= Perry T. Egbert =

American engineer

Perry T. Egbert (April 22, 1893 – July 13, 1970) was an American engineer specializing in internal combustion engines, particularly diesel engines. Most of his career was spent at the American Locomotive Company (ALCo), America's pre-eminent manufacturer of steam and diesel locomotives in those times.

Egbert graduated from Cornell University in 1915 with a degree in mechanical engineering and, after a stint in the military during World War I, taught engineering there in 1919 and 1920. In 1921 he became ALCo's technical representative in East Asia, where his work included efforts to provide diesel engines for the Peking Suiyuan Railway.
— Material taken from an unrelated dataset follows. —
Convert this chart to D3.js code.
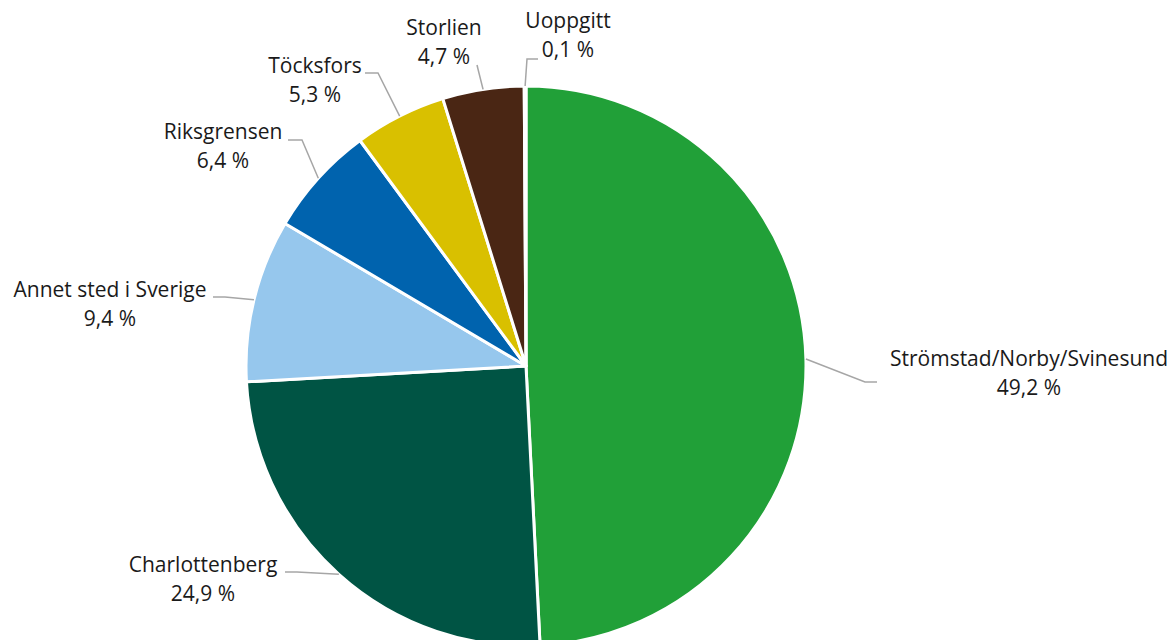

Following the acquisition of the firm of McIntosh & Seymour in 1929 he was placed in charge of ALCo's diesel engine development program. He became manager of railroad diesel sales in 1934 and vice president in charge of diesel locomotive sales in 1944. After World War II, he led ALCo's shift from steam to diesel locomotive production. He became president of the company in 1952.
Perry Egbert had 3 sons. Perry, Leigh and John (12/14/30- 12/08/67) . John married Marilyn Robinson. They had 3 children. Leigh (5/23/56), Perry(4/59) and Alexandra. Leigh married Lynn Pfuntner 7/2/77. They have 1 daughter Elizabeth (12/16/85). Perry has 2 daughters. Kristin and Shelby.